Dr Anthony has seen Prime Minister Pierre lead from in front for almost a year-and-a-half, his successor taking-up the gauntlet where he left off; and likewise ensuring giving central focus to the SLP’s campaign theme of ‘Putting People First’, with the most vulnerable assisted through subsidies of several essential items like food (flour, sugar and rice) and energy (cooking gas and gasoline).

He’s also seen the parliamentary and public performances of fellow ex-prime minister Allen Chastanet since July 26, 2021, as he tries to remain relevant by stoking unnecessary strife and knowingly making impossible political demands.

Dr Anthony has been there, done all that and seen it all in the last 25 years and hardly anything will surprise him now, even though nothing remains the same in politics.

Having led Saint Lucia into the 21st Century and his three administrations established a long track record to be shared with all successors, it ought to be understandable that he’d be the best-placed person to decide what next for himself – and how best he feels he can contribute to Saint Lucia without still being treated (or expected to behave) like he’s still interested in again becoming SLP Political Leader and Prime Minister of Saint Lucia.

Indeed, from the very night he handed the party over lock-stock-and-barrel to his longtime Deputy Leader and appointed Deputy Prime Minister, Dr Anthony knew, in his heart of hearts, it wasn’t a kneejerk reaction to the loss, but an honourable move to allow his successor to get as early a start as possible.

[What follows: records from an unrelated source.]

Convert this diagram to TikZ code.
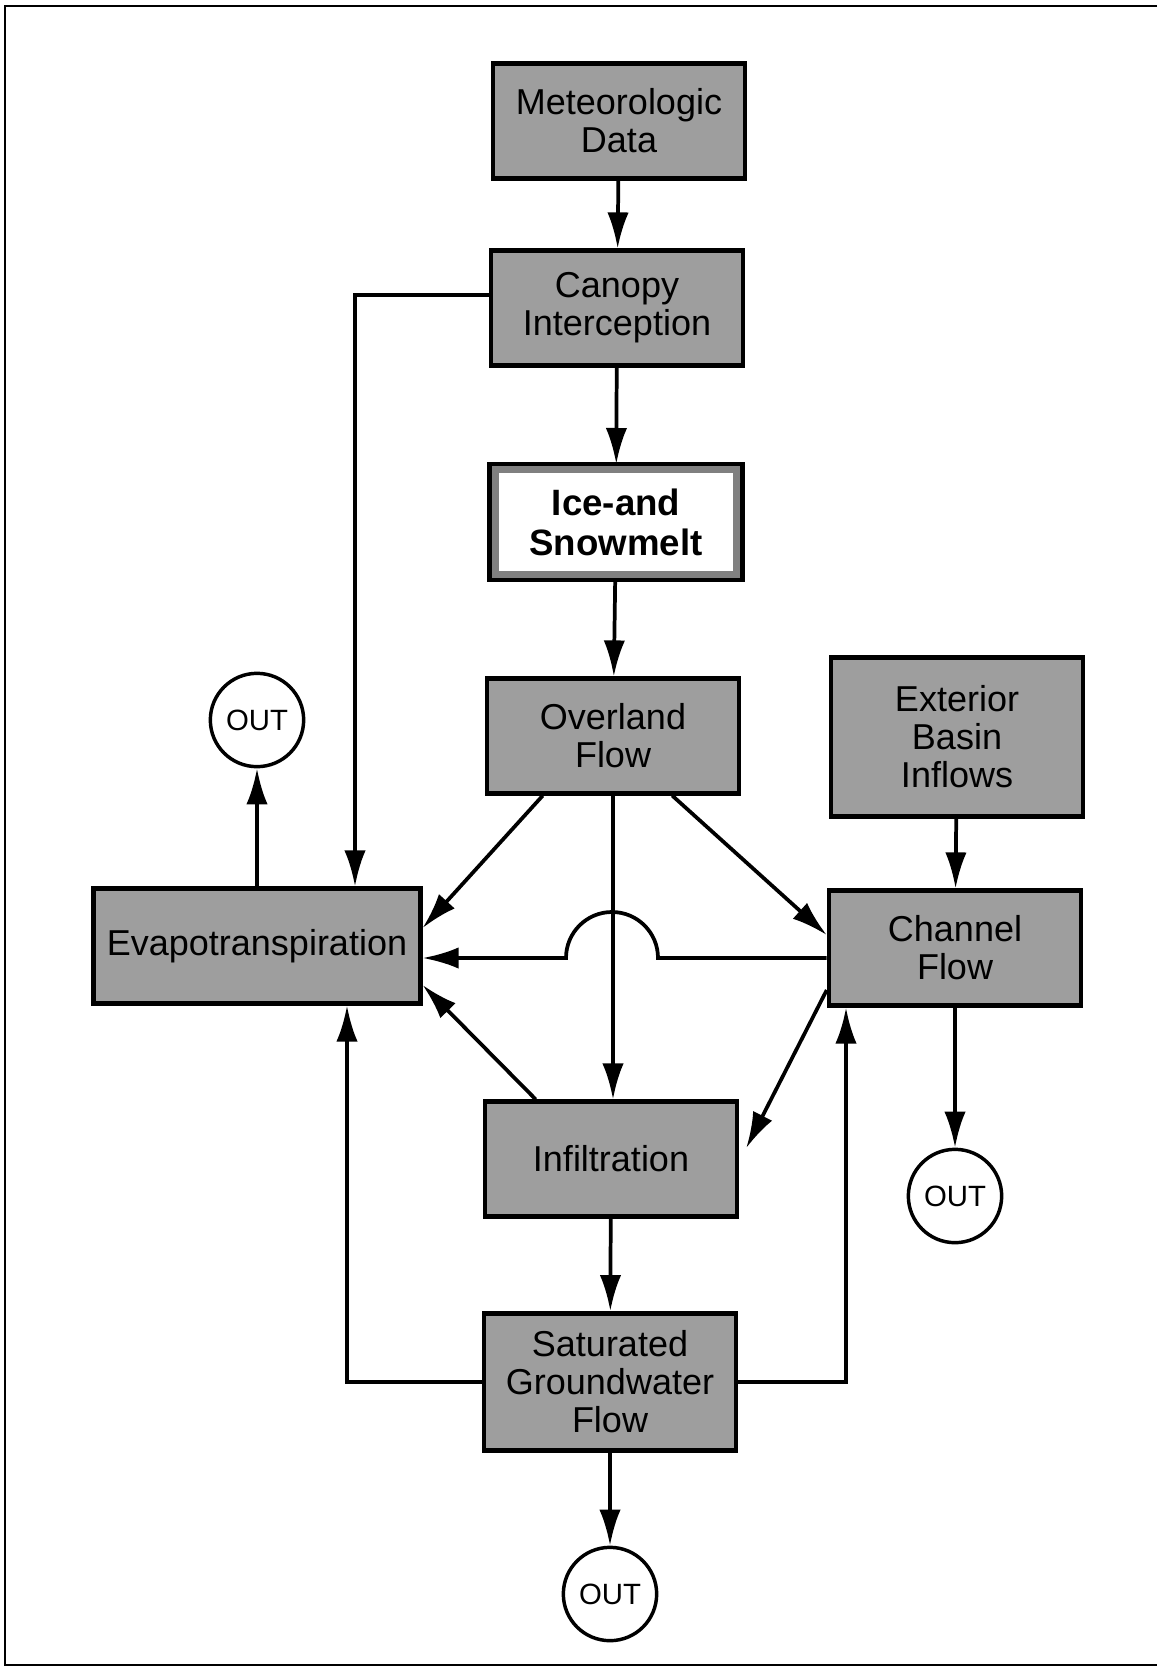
\documentclass[tikz,border=0pt]{standalone}
\usepackage{fontspec}
\setmainfont{Liberation Sans}
\usetikzlibrary{arrows.meta,calc}

\tikzset{every picture/.style={line width=0.75pt}}
\tikzset{
  stage/.style={draw, line width=3.4pt, fill=black!38, minimum width=189pt, minimum height=86pt, align=center, inner sep=0pt, font=\fontsize{27}{28.5}\selectfont},
  meltbox/.style={stage, draw=black!50, line width=7pt, fill=white, minimum width=183pt, minimum height=80pt, font=\fontsize{27.5}{30}\selectfont\bfseries},
  outlet/.style={draw, circle, line width=2.6pt, minimum size=70pt, inner sep=0pt, fill=white, font=\fontsize{22}{24}\selectfont},
  flow/.style={line width=2.8pt, -{Latex[length=27pt,width=16pt]}},
}

\begin{document}
\begin{tikzpicture}[x=0.75pt,y=0.75pt,yscale=-1,xscale=1]
\useasboundingbox (0,0) rectangle (1157,1669);

% Frame
\draw[line width=2pt] (1157,6) -- (5,6) -- (5,1665) -- (1157,1665);

% Boxes
\node (met) at (619,121) [stage] {Meteorologic\\Data};
\node (canopy) at (617,308) [stage] {Canopy\\Interception};
\node (ice) at (616,522) [meltbox] {Ice-and\\Snowmelt};
\draw[line width=3.6pt] (ice.north west) rectangle (ice.south east);
\node (over) at (613,736) [stage] {Overland\\Flow};
\node (ext) at (957,737) [stage, minimum height=119pt] {Exterior\\Basin\\Inflows};
\node (evapo) at (257,946) [stage, minimum width=245pt] {Evapotranspiration};
\node (channel) at (955,948) [stage] {Channel\\Flow};
\node (infil) at (611,1159) [stage] {Infiltration};
\node (sat) at (610,1382) [stage, minimum height=103pt] {Saturated\\Groundwater\\Flow};

% Outlets
\node (outE) at (257,720) [outlet] {OUT};
\node (outC) at (955,1196) [outlet] {OUT};
\node (outS) at (610,1594) [outlet] {OUT};

% Bends
\coordinate (cpyL) at (355,295);
\coordinate (hop) at (612,958);
\coordinate (gwL) at (347,1382);
\coordinate (gwR) at (846,1382);

% Connectors
\draw[flow] (met) -- (canopy);
\draw[flow] (canopy) -- (ice);
\draw[flow] (ice) -- (over);
\draw[flow] (over.south) -- (over.south |- infil.north);
\draw[flow] (infil) -- (sat);
\draw[flow] (sat) -- (outS);
\draw[flow] (ext) -- (channel);
\draw[flow] (channel) -- (outC);
\draw[flow] (evapo.north -| outE) -- (outE);
\draw[flow] (canopy.west |- cpyL) -- (cpyL) -- (cpyL |- evapo.north);
\draw[flow] ($(over.south west)+(58,0)$) -- ($(evapo.east)+(0,-18)$);
\draw[flow] ($(over.south east)+(-69,0)$) -- ($(channel.west)+(0,-13)$);
\draw[flow] ($(channel.west)+(0,42)$) -- ($(infil.east)+(7,-11)$);
\draw[flow] ($(infil.north west)+(53,0)$) -- ($(evapo.east)+(0,39)$);
\draw[flow] (channel.west |- hop) -- ($(hop)+(46,0)$) arc[start angle=0,end angle=-180,radius=46] -- (evapo.east |- hop);
\draw[flow] (sat.west) -- (gwL) -- (gwL |- evapo.south);
\draw[flow] (sat.east) -- (gwR) -- (gwR |- channel.south);

\end{tikzpicture}
\end{document}
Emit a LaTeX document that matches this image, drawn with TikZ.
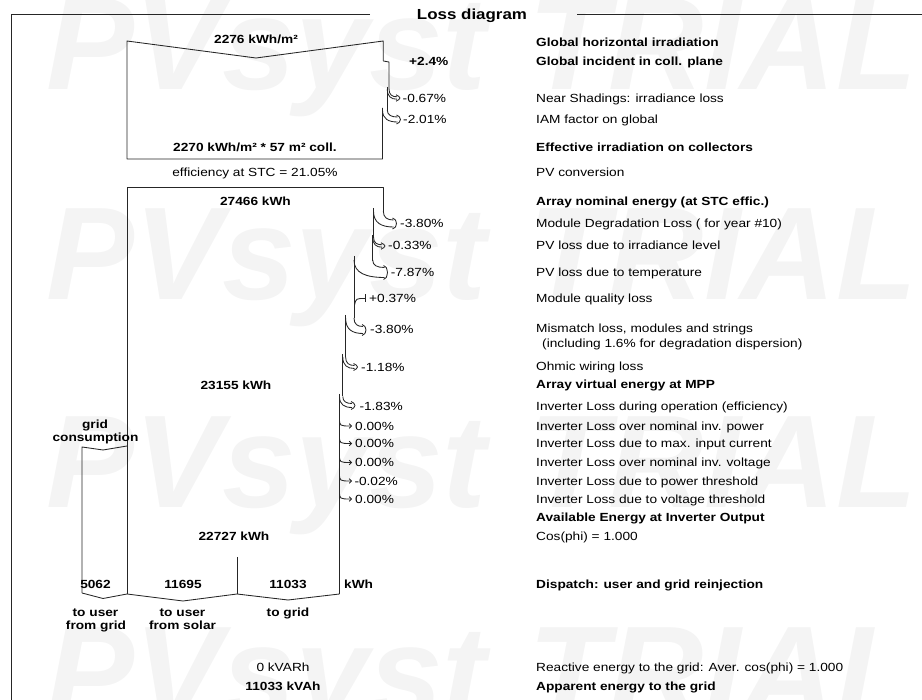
\documentclass[tikz,border=0pt]{standalone}
\usepackage{fontspec}
\setmainfont{Liberation Sans}[FakeStretch=1.16]
\newfontfamily\wmfont{Liberation Sans}
\usetikzlibrary{arrows.meta}
\newcommand\myfs{\fontsize{11.8}{14}\selectfont}
% loss band: xo xn ys tipx tipy halfwidth
\newcommand\lossarr[6]{%
  \draw[ln] (#1,#3) .. controls (#1,{#3+0.75*(#5-#6-#3)}) and ({#1+0.4*(#4-3-#1)},{#5-#6}) .. ({#4-3},{#5-#6});
  \draw[ln] (#2,#3) .. controls (#2,{#3+0.75*(#5+#6-#3)}) and ({#2+0.4*(#4-3-#2)},{#5+#6}) .. ({#4-3},{#5+#6});
  \draw[ln] ({#4-4},{#5-#6-2}) .. controls ({#4-1},{#5-#6-0.5}) .. (#4,#5) .. controls ({#4-1},{#5+#6+0.5}) .. ({#4-4},{#5+#6+2});}
% tiny loss: x ys tipx tipy
\newcommand\tinyarr[4]{%
  \draw[ln,-{Straight Barb[length=2.2pt,width=4.5pt]}] (#1,#2) .. controls (#1,#4) .. (#3,#4);}
\begin{document}
\begin{tikzpicture}[x=1pt,y=-1pt,
  ln/.style={line width=0.85pt, black!85, line join=round},
  lt/.style={anchor=base west, inner sep=0pt, yshift=-4.3pt, font=\myfs},
  lb/.style={lt, font=\myfs\bfseries},
  ct/.style={anchor=base, inner sep=0pt, yshift=-4.3pt, font=\myfs},
  cb/.style={ct, font=\myfs\bfseries},
  wm/.style={anchor=base west, inner sep=0pt, text=black!4.5, font=\wmfont\bfseries\itshape\fontsize{132}{132}\selectfont}]
\useasboundingbox (0,0) rectangle (922,700);
% watermark
\foreach \yy [count=\i] in {90,300,508,718} {
  \node[wm] (wmA\i) at (46,\yy) {PVsyst};
  \node[wm] (wmB\i) at (528,\yy) {TRIAL};
}
% frame and title
\draw[ln] (370,14) -- (11,14) -- (11,700);
\draw[ln] (577,14) -- (922,14);
\node[anchor=base, inner sep=0pt, yshift=-5.2pt, font=\bfseries\fontsize{14.6}{16}\selectfont] (title) at (472,14.5) {Loss diagram};

% ---- irradiance section
\draw[ln] (383.3,61) -- (383.3,41) -- (256,58) -- (127,41) -- (127,159) -- (382.5,159) -- (382.5,108);
\draw[ln] (383.3,61) -- (389,62) -- (389,89);
\lossarr{389}{387.3}{89}{400}{98}{1.2}
\draw[ln] (387.3,87) -- (387.3,110);
\lossarr{387.3}{382.5}{110}{400.5}{119.5}{2.5}

\node[cb] (g1) at (256,39) {2276 kWh/m²};
\node[lb] (p1) at (409,61) {+2.4\%};
\node[lt] (p2) at (402.5,98.5) {-0.67\%};
\node[lt] (p3) at (403,119.5) {-2.01\%};
\node[cb] (g2) at (255,147) {2270 kWh/m² * 57 m² coll.};
\node[ct] (eff) at (255,172.5) {efficiency at STC = 21.05\%};

% ---- energy section
\draw[ln] (383.3,212.5) -- (383.3,187) -- (127,187) -- (127,594);
\lossarr{383.3}{373.5}{211}{396.5}{223.5}{3.5}
\draw[ln] (373.5,208) -- (373.5,237);
\lossarr{373.5}{372.7}{237}{385}{246}{1.2}
\draw[ln] (372.7,235) -- (372.7,261);
\lossarr{372.7}{354}{260}{387.5}{272.5}{5}
\draw[ln] (354,256) -- (354,318);
\draw[ln] (354.5,305) .. controls (356,298.5) .. (365,298.5);
\draw[ln] (365,294.5) -- (365,302.5);
\lossarr{354}{345.6}{318}{366}{330}{3.5}
\draw[ln] (345.6,315) -- (345.6,357);
\lossarr{345.6}{342.8}{357}{357.5}{367}{1.5}
\draw[ln] (342.8,354) -- (342.8,396.5);
\lossarr{342.8}{339.5}{396.5}{355}{405.5}{2}
\draw[ln] (339.5,394) -- (339.5,594);
\foreach \yy in {426,443.5,462.5,481,499} {\tinyarr{339.5}{\yy-8}{352}{\yy}}

\node[cb] (e1) at (255.5,201) {27466 kWh};
\node[lt] (q1) at (400,223) {-3.80\%};
\node[lt] (q2) at (388,245.5) {-0.33\%};
\node[lt] (q3) at (390.7,272) {-7.87\%};
\node[lt] (q4) at (369,298.5) {+0.37\%};
\node[lt] (q5) at (370,329.5) {-3.80\%};
\node[lt] (q6) at (361,367) {-1.18\%};
\node[cb] (e2) at (236,385) {23155 kWh};
\node[lt] (q7) at (359.3,406) {-1.83\%};
\node[lt] (q8) at (355,426) {0.00\%};
\node[lt] (q9) at (355,443.5) {0.00\%};
\node[lt] (q10) at (355,462.5) {0.00\%};
\node[lt] (q11) at (354.3,481) {-0.02\%};
\node[lt] (q12) at (355,499) {0.00\%};
\node[cb] (e3) at (234,536) {22727 kWh};

% ---- dispatch
\draw[ln] (82,593) -- (103,598.5) -- (127,594) -- (183,601) -- (237,594) -- (288,600) -- (339.5,594);
\draw[ln] (237,557) -- (237,594);
\draw[ln] (82,593) -- (82,447) -- (103,450) -- (127,446);
\node[cb] (gc1) at (95,424) {grid};
\node[cb] (gc2) at (95.5,437) {consumption};
\node[cb] (d1) at (95.5,584) {5062};
\node[cb] (d2) at (183,584) {11695};
\node[cb] (d3) at (288,584) {11033};
\node[lb] (d4) at (344,584) {kWh};
\node[cb] (u1) at (95.5,612) {to user};
\node[cb] (u2) at (96,625) {from grid};
\node[cb] (s1) at (182.5,612) {to user};
\node[cb] (s2) at (182.5,625) {from solar};
\node[cb] (tg) at (288,612) {to grid};
\node[ct] (r1) at (283,667) {0 kVARh};
\node[cb] (r2) at (283,686) {11033 kVAh};

% ---- right column
\node[lb] (t1) at (536,42.5) {Global horizontal irradiation};
\node[lb] (t2) at (536,61) {Global incident in coll. plane};
\node[lt] (t3) at (536,98.5) {Near Shadings: irradiance loss};
\node[lt] (t4) at (536,119.5) {IAM factor on global};
\node[lb] (t5) at (536,147) {Effective irradiation on collectors};
\node[lt] (t6) at (536,172.5) {PV conversion};
\node[lb] (t7) at (536,201) {Array nominal energy (at STC effic.)};
\node[lt] (t8) at (536,223) {Module Degradation Loss ( for year \#10)};
\node[lt] (t9) at (536,245.5) {PV loss due to irradiance level};
\node[lt] (t10) at (536,272) {PV loss due to temperature};
\node[lt] (t11) at (536,298.5) {Module quality loss};
\node[lt] (t12) at (536,328.5) {Mismatch loss, modules and strings};
\node[lt] (t13) at (542,343.5) {(including 1.6\% for degradation dispersion)};
\node[lt] (t14) at (536,366.5) {Ohmic wiring loss};
\node[lb] (t15) at (536,384.5) {Array virtual energy at MPP};
\node[lt] (t16) at (536,406) {Inverter Loss during operation (efficiency)};
\node[lt] (t17) at (536,426) {Inverter Loss over nominal inv. power};
\node[lt] (t18) at (536,443.5) {Inverter Loss due to max. input current};
\node[lt] (t19) at (536,462.5) {Inverter Loss over nominal inv. voltage};
\node[lt] (t20) at (536,481) {Inverter Loss due to power threshold};
\node[lt] (t21) at (536,499) {Inverter Loss due to voltage threshold};
\node[lb] (t22) at (536,517.5) {Available Energy at Inverter Output};
\node[lt] (t23) at (536,536) {Cos(phi) = 1.000};
\node[lb] (t24) at (536,584) {Dispatch: user and grid reinjection};
\node[lt] (t25) at (536,667) {Reactive energy to the grid: Aver. cos(phi) = 1.000};
\node[lb] (t26) at (536,686) {Apparent energy to the grid};
\end{tikzpicture}
\end{document}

He never intended to walk, drive or sail into his political sunset – and it would not be like him either, to even want to appear to have decided to walk away from representing his constituents just because he was no longer Party Leader or Prime Minister.

Instead, Dr Anthony elected, selected and consciously opted to go the route of ex-prime ministers in the UK parliament – to become a backbencher.

However, in the Saint Lucia and wider Caribbean context: back-benching on the government’s parliamentary frontline.